From the records below, print only the part that opens with the line containing "Output the Python" and closes with the line containing "y_tick_labels = ['$200', '$300', '$400', '$500', '$600']"; omit the pictures.

**Task material**
───
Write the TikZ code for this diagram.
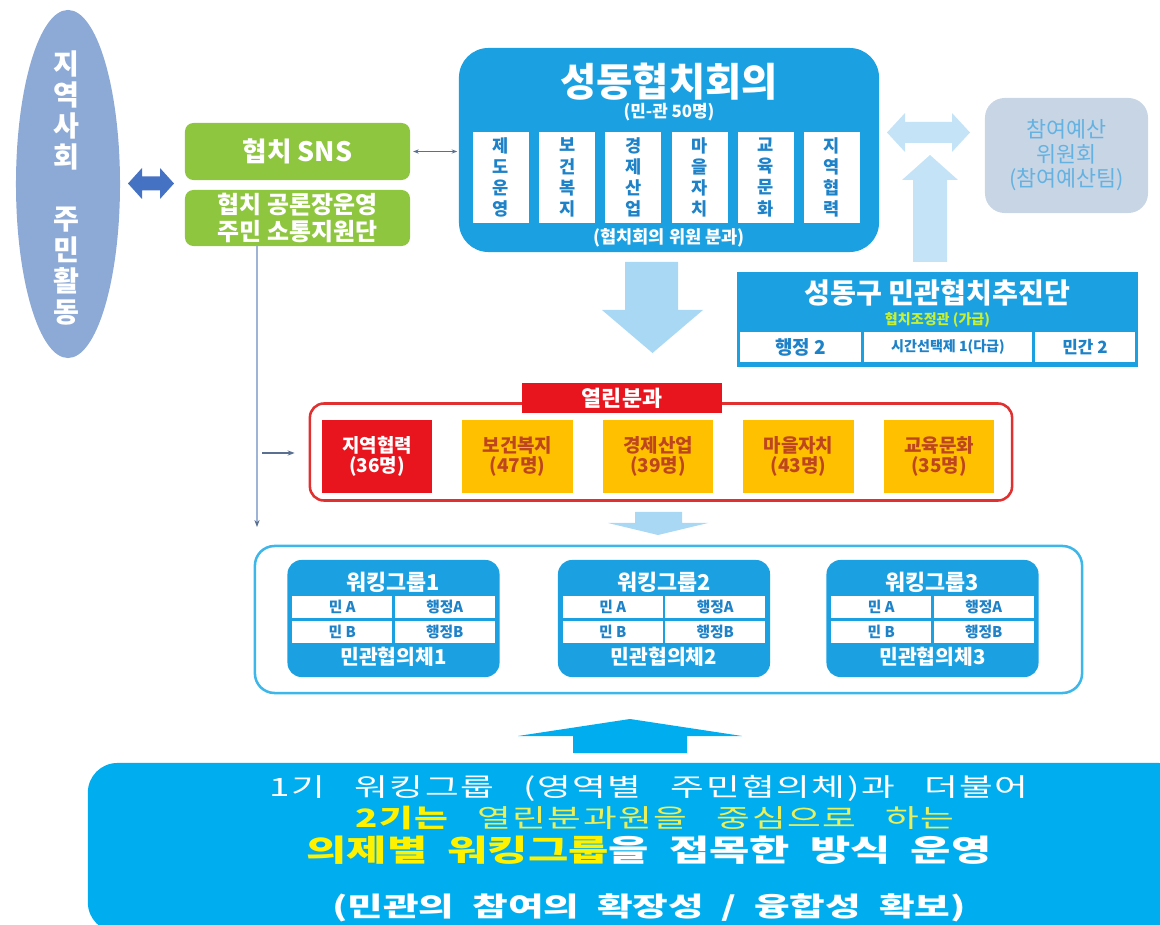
───
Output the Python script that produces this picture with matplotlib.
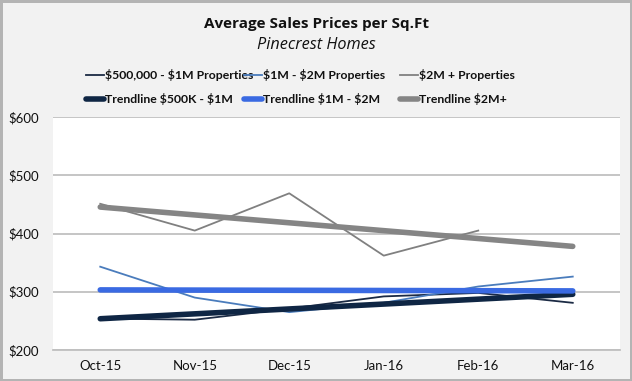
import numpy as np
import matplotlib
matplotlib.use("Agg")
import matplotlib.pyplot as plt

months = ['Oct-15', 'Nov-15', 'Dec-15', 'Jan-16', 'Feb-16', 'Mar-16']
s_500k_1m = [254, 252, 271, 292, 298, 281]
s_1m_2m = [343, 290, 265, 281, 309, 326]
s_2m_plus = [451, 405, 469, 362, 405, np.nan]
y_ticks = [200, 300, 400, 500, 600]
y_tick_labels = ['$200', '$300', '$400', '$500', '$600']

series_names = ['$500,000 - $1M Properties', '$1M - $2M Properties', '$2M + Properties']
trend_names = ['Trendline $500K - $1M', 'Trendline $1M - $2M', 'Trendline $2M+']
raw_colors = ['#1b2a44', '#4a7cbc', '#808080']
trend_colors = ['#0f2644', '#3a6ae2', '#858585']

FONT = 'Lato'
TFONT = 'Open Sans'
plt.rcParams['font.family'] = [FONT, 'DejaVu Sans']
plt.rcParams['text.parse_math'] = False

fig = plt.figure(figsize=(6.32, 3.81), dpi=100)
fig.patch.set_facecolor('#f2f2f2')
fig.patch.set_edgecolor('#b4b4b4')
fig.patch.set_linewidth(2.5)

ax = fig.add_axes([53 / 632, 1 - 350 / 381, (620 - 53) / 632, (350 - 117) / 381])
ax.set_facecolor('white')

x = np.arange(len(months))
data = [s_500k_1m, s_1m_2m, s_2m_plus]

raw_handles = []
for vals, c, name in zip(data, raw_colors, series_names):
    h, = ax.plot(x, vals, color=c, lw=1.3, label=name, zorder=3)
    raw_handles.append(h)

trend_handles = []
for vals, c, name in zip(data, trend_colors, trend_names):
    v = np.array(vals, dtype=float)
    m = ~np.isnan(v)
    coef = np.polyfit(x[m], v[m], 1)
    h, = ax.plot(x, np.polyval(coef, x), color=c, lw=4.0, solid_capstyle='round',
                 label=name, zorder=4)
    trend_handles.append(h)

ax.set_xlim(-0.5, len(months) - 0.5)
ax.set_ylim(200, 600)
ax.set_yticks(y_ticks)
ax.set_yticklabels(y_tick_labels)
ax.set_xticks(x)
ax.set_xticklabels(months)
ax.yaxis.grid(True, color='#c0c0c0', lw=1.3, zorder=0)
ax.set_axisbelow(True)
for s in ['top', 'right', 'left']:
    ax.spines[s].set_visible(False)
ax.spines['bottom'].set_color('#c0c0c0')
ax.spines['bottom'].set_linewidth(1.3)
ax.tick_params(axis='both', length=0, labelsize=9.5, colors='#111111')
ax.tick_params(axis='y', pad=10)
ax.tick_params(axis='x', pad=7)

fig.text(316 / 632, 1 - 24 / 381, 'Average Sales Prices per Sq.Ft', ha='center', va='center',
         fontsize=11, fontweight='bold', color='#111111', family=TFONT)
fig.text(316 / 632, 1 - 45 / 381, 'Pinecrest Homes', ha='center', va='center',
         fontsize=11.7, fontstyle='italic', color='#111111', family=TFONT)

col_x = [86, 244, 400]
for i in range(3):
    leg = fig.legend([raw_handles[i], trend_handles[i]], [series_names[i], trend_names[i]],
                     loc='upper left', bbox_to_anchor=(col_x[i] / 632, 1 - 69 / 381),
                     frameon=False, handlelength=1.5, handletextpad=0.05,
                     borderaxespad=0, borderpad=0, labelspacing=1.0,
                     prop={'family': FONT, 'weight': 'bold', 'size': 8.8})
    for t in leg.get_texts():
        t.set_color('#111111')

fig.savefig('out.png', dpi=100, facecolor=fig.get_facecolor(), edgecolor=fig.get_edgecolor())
───
**Complete answer**
Output the Python script that produces this picture with matplotlib.
import numpy as np
import matplotlib
matplotlib.use("Agg")
import matplotlib.pyplot as plt

months = ['Oct-15', 'Nov-15', 'Dec-15', 'Jan-16', 'Feb-16', 'Mar-16']
s_500k_1m = [254, 252, 271, 292, 298, 281]
s_1m_2m = [343, 290, 265, 281, 309, 326]
s_2m_plus = [451, 405, 469, 362, 405, np.nan]
y_ticks = [200, 300, 400, 500, 600]
y_tick_labels = ['$200', '$300', '$400', '$500', '$600']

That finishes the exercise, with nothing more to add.